> [Task to complete]
Write out the material exactly. Do not include the pictures.

> [Dataset content]
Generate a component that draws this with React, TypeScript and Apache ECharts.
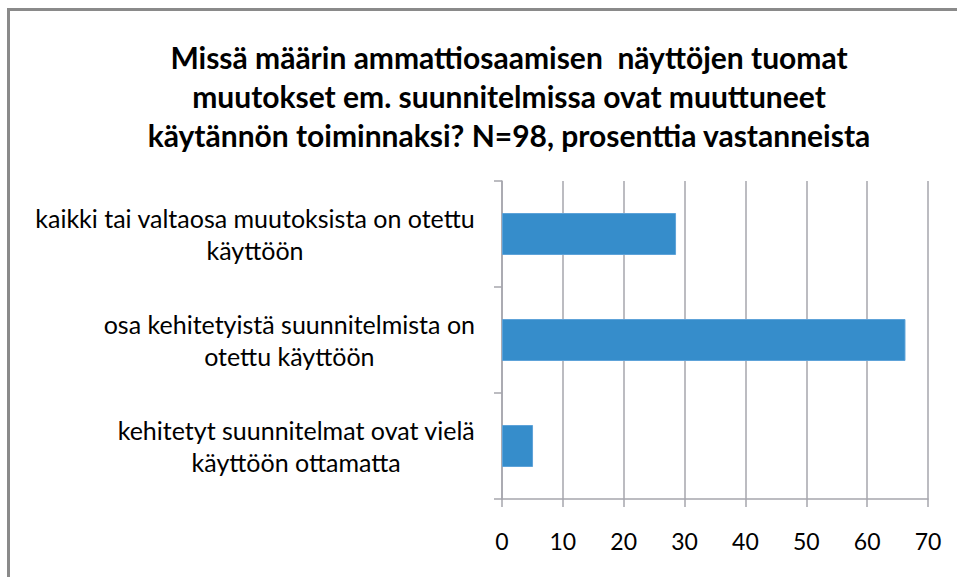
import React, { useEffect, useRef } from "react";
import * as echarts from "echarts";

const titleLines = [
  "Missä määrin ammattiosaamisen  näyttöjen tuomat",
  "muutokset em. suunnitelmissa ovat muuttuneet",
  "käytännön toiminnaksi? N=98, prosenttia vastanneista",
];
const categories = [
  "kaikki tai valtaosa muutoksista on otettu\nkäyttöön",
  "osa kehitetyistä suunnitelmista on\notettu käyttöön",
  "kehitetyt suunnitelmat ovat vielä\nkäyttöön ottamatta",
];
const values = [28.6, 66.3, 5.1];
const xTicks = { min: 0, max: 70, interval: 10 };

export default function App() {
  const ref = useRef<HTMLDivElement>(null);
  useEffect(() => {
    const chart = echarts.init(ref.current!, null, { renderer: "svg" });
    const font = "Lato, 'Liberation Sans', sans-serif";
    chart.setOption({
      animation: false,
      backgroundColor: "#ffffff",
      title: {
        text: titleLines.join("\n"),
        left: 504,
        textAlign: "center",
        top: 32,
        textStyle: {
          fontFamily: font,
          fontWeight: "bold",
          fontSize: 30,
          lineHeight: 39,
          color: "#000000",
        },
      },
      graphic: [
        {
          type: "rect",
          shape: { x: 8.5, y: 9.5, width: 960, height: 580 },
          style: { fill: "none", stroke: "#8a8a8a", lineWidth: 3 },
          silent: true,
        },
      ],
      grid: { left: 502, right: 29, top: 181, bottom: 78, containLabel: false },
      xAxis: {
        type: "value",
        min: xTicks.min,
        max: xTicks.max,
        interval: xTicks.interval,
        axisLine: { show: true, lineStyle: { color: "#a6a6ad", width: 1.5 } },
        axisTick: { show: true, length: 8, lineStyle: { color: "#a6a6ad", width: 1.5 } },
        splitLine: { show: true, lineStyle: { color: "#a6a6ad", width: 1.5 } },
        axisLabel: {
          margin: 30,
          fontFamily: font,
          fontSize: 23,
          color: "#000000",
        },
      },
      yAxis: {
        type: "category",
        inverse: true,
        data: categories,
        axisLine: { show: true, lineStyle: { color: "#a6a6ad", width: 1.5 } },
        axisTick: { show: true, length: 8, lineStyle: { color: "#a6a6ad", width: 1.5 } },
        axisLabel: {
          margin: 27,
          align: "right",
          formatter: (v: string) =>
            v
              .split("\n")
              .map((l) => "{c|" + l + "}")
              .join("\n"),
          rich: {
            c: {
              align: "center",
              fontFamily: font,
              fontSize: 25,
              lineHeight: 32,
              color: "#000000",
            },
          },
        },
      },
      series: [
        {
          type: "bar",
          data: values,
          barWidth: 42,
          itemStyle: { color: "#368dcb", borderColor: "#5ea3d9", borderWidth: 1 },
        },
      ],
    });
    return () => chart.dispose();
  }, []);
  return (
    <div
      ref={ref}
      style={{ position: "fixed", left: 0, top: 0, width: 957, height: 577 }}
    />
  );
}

> [Worked solution]
Generate a component that draws this with React, TypeScript and Apache ECharts.
import React, { useEffect, useRef } from "react";
import * as echarts from "echarts";

const titleLines = [
  "Missä määrin ammattiosaamisen  näyttöjen tuomat",
  "muutokset em. suunnitelmissa ovat muuttuneet",
  "käytännön toiminnaksi? N=98, prosenttia vastanneista",
];
const categories = [
  "kaikki tai valtaosa muutoksista on otettu\nkäyttöön",
  "osa kehitetyistä suunnitelmista on\notettu käyttöön",
  "kehitetyt suunnitelmat ovat vielä\nkäyttöön ottamatta",
];
const values = [28.6, 66.3, 5.1];
const xTicks = { min: 0, max: 70, interval: 10 };

export default function App() {
  const ref = useRef<HTMLDivElement>(null);
  useEffect(() => {
    const chart = echarts.init(ref.current!, null, { renderer: "svg" });
    const font = "Lato, 'Liberation Sans', sans-serif";
    chart.setOption({
      animation: false,
      backgroundColor: "#ffffff",
      title: {
        text: titleLines.join("\n"),
        left: 504,
        textAlign: "center",
        top: 32,
        textStyle: {
          fontFamily: font,
          fontWeight: "bold",
          fontSize: 30,
          lineHeight: 39,
          color: "#000000",
        },
      },
      graphic: [
        {
          type: "rect",
          shape: { x: 8.5, y: 9.5, width: 960, height: 580 },
          style: { fill: "none", stroke: "#8a8a8a", lineWidth: 3 },
          silent: true,
        },
      ],
      grid: { left: 502, right: 29, top: 181, bottom: 78, containLabel: false },
      xAxis: {
        type: "value",
        min: xTicks.min,
        max: xTicks.max,
        interval: xTicks.interval,
        axisLine: { show: true, lineStyle: { color: "#a6a6ad", width: 1.5 } },
        axisTick: { show: true, length: 8, lineStyle: { color: "#a6a6ad", width: 1.5 } },
        splitLine: { show: true, lineStyle: { color: "#a6a6ad", width: 1.5 } },
        axisLabel: {
          margin: 30,
          fontFamily: font,
          fontSize: 23,
          color: "#000000",
        },
      },
      yAxis: {
        type: "category",
        inverse: true,
        data: categories,
        axisLine: { show: true, lineStyle: { color: "#a6a6ad", width: 1.5 } },
        axisTick: { show: true, length: 8, lineStyle: { color: "#a6a6ad", width: 1.5 } },
        axisLabel: {
          margin: 27,
          align: "right",
          formatter: (v: string) =>
            v
              .split("\n")
              .map((l) => "{c|" + l + "}")
              .join("\n"),
          rich: {
            c: {
              align: "center",
              fontFamily: font,
              fontSize: 25,
              lineHeight: 32,
              color: "#000000",
            },
          },
        },
      },
      series: [
        {
          type: "bar",
          data: values,
          barWidth: 42,
          itemStyle: { color: "#368dcb", borderColor: "#5ea3d9", borderWidth: 1 },
        },
      ],
    });
    return () => chart.dispose();
  }, []);
  return (
    <div
      ref={ref}
      style={{ position: "fixed", left: 0, top: 0, width: 957, height: 577 }}
    />
  );
}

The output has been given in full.